When Murphy hosted Saturday Night Live about five months after the film was released, he admitted in his opening monologue that he knew the film was awful and did it for the money: "After I did 48 Hrs. and Trading Places, all these scripts started coming from everywhere, and I picked up a script called Best Defense. There's a movie that sucked real bad! At first, I wasn't going to do it because I read the script, and I felt like I was an actor at first. But the money they gave me to do Best Defense, y'all would have done Best Defense too, OK? ... I was like, 'What?! How dare you give me a script like this! Oh, that much money?

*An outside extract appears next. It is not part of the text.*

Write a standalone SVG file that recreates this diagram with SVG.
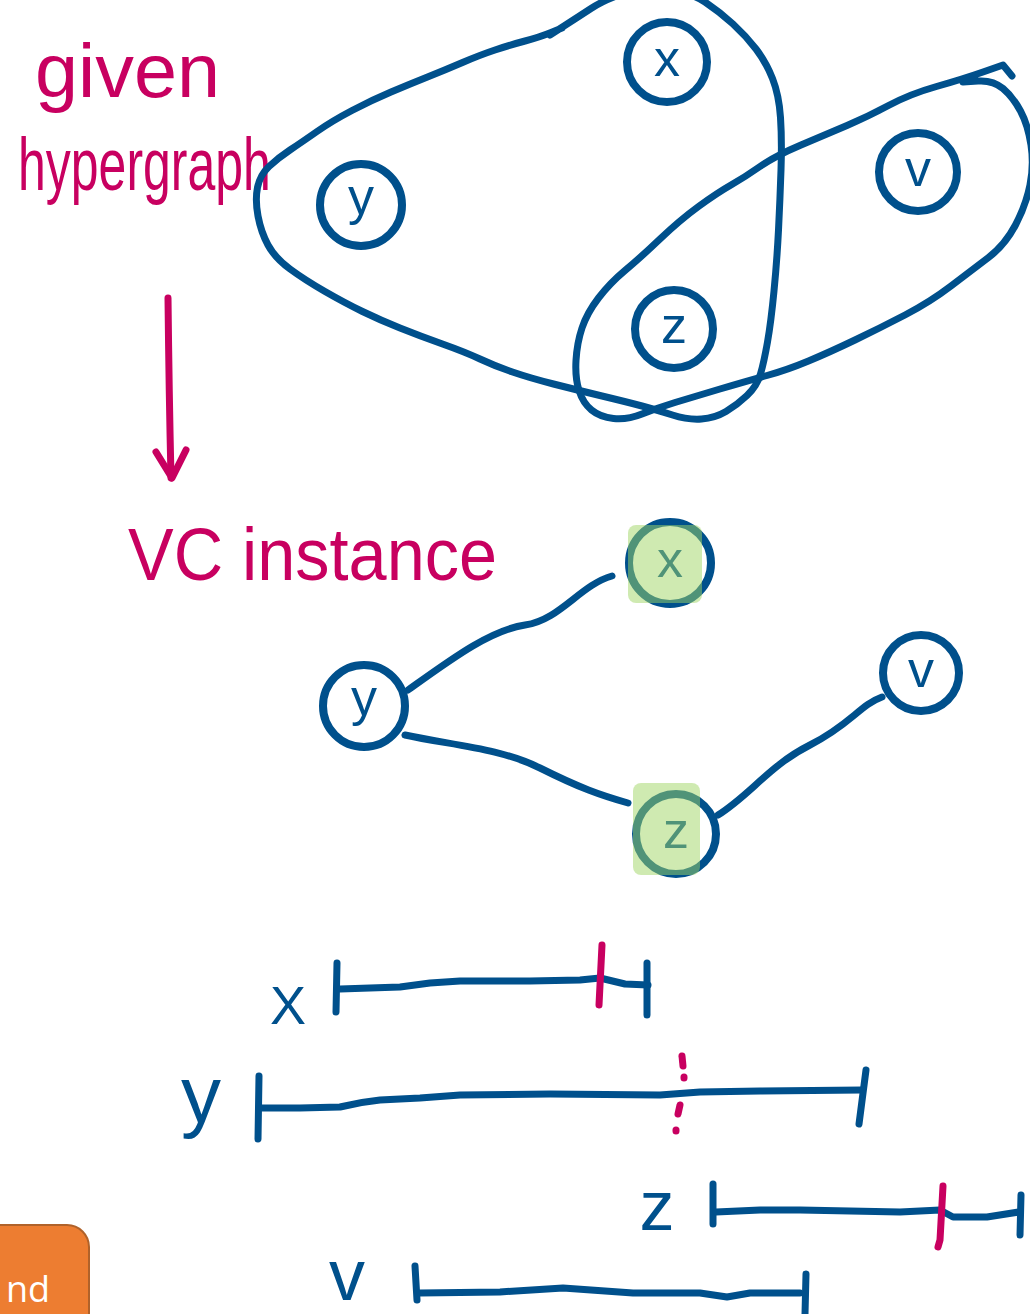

Let's go!' Best Defense turned out to be the worst movie ever done in the history of anything, and all of a sudden, I wasn't that hot no more. So, I called up the producer of Saturday Night Live, and I go, 'Um, you still got my dressin' room?'"

Footage of David Rasche from this film was successfully used as a screen test for his lead role in the 1986 comedy TV series Sledge Hammer!